● Recorded information:

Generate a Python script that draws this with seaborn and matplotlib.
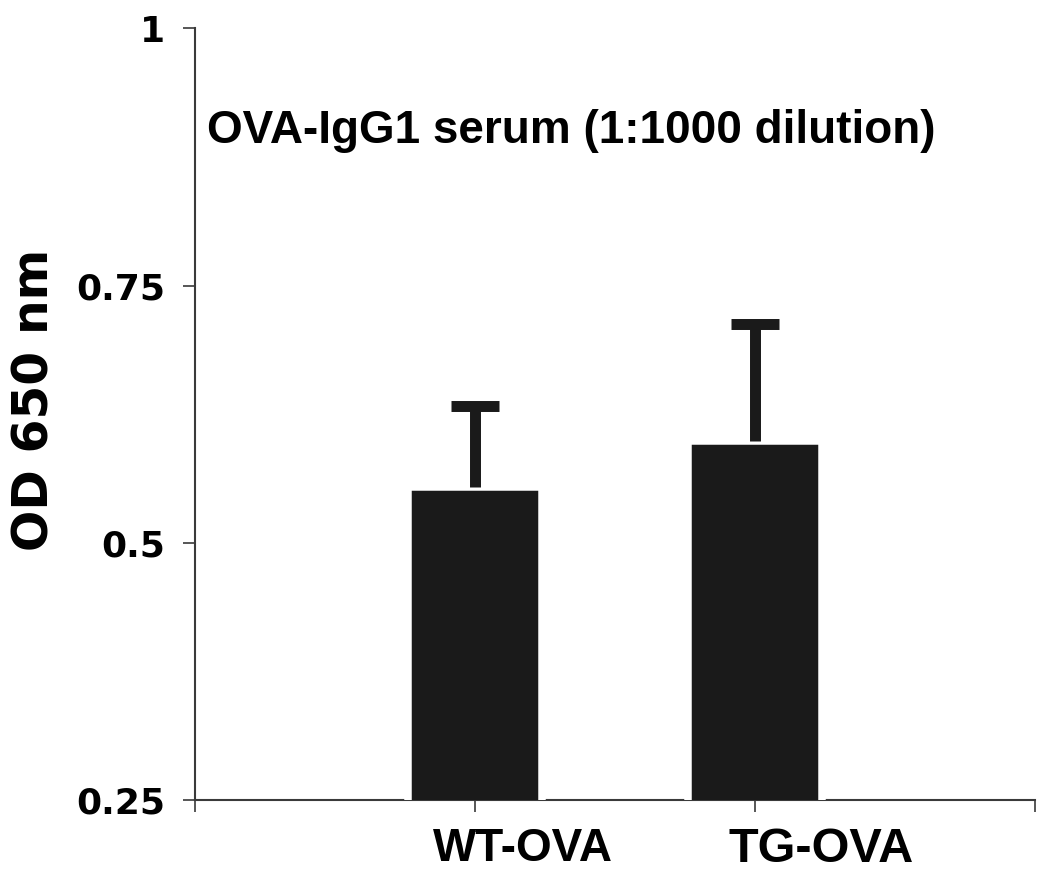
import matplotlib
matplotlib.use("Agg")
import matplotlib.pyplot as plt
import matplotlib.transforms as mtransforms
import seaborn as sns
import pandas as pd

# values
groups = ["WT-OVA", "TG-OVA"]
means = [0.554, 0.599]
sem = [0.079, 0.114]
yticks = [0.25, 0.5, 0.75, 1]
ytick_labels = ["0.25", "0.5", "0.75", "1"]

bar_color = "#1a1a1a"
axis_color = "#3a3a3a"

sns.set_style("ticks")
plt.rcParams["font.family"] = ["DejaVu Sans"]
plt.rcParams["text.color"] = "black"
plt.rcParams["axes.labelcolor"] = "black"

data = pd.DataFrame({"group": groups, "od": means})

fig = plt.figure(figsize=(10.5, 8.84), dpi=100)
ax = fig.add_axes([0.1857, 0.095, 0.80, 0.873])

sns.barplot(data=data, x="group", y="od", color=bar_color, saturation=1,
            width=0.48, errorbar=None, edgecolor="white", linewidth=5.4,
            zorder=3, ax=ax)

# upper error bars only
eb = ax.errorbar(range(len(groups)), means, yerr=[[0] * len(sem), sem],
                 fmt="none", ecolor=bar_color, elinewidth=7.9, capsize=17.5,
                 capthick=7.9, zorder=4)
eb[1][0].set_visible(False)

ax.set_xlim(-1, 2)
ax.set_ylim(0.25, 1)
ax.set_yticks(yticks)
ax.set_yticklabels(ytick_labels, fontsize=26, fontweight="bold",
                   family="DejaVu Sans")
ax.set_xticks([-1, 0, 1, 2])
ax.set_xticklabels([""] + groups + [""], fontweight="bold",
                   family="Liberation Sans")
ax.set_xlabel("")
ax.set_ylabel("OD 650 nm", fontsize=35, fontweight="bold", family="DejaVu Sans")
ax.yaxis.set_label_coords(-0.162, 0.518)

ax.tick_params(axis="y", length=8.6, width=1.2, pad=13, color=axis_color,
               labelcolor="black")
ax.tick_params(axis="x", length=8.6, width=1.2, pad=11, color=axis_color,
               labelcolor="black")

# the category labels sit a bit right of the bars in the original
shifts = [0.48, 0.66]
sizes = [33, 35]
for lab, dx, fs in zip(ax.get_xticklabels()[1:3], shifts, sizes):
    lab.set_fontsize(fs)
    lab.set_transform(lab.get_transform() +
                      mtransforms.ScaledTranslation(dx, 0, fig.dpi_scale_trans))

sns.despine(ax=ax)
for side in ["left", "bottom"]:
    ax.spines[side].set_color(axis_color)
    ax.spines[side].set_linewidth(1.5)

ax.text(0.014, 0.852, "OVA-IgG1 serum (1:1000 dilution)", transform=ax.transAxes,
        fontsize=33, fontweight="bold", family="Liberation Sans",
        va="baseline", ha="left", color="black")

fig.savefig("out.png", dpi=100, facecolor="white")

● Stated task: Please transcribe the material above exactly as written. Leave the pictures out.

● Exercise answer:
Generate a Python script that draws this with seaborn and matplotlib.
import matplotlib
matplotlib.use("Agg")
import matplotlib.pyplot as plt
import matplotlib.transforms as mtransforms
import seaborn as sns
import pandas as pd

# values
groups = ["WT-OVA", "TG-OVA"]
means = [0.554, 0.599]
sem = [0.079, 0.114]
yticks = [0.25, 0.5, 0.75, 1]
ytick_labels = ["0.25", "0.5", "0.75", "1"]

bar_color = "#1a1a1a"
axis_color = "#3a3a3a"

sns.set_style("ticks")
plt.rcParams["font.family"] = ["DejaVu Sans"]
plt.rcParams["text.color"] = "black"
plt.rcParams["axes.labelcolor"] = "black"

data = pd.DataFrame({"group": groups, "od": means})

fig = plt.figure(figsize=(10.5, 8.84), dpi=100)
ax = fig.add_axes([0.1857, 0.095, 0.80, 0.873])

sns.barplot(data=data, x="group", y="od", color=bar_color, saturation=1,
            width=0.48, errorbar=None, edgecolor="white", linewidth=5.4,
            zorder=3, ax=ax)

# upper error bars only
eb = ax.errorbar(range(len(groups)), means, yerr=[[0] * len(sem), sem],
                 fmt="none", ecolor=bar_color, elinewidth=7.9, capsize=17.5,
                 capthick=7.9, zorder=4)
eb[1][0].set_visible(False)

ax.set_xlim(-1, 2)
ax.set_ylim(0.25, 1)
ax.set_yticks(yticks)
ax.set_yticklabels(ytick_labels, fontsize=26, fontweight="bold",
                   family="DejaVu Sans")
ax.set_xticks([-1, 0, 1, 2])
ax.set_xticklabels([""] + groups + [""], fontweight="bold",
                   family="Liberation Sans")
ax.set_xlabel("")
ax.set_ylabel("OD 650 nm", fontsize=35, fontweight="bold", family="DejaVu Sans")
ax.yaxis.set_label_coords(-0.162, 0.518)

ax.tick_params(axis="y", length=8.6, width=1.2, pad=13, color=axis_color,
               labelcolor="black")
ax.tick_params(axis="x", length=8.6, width=1.2, pad=11, color=axis_color,
               labelcolor="black")

# the category labels sit a bit right of the bars in the original
shifts = [0.48, 0.66]
sizes = [33, 35]
for lab, dx, fs in zip(ax.get_xticklabels()[1:3], shifts, sizes):
    lab.set_fontsize(fs)
    lab.set_transform(lab.get_transform() +
                      mtransforms.ScaledTranslation(dx, 0, fig.dpi_scale_trans))

sns.despine(ax=ax)
for side in ["left", "bottom"]:
    ax.spines[side].set_color(axis_color)
    ax.spines[side].set_linewidth(1.5)

ax.text(0.014, 0.852, "OVA-IgG1 serum (1:1000 dilution)", transform=ax.transAxes,
        fontsize=33, fontweight="bold", family="Liberation Sans",
        va="baseline", ha="left", color="black")

fig.savefig("out.png", dpi=100, facecolor="white")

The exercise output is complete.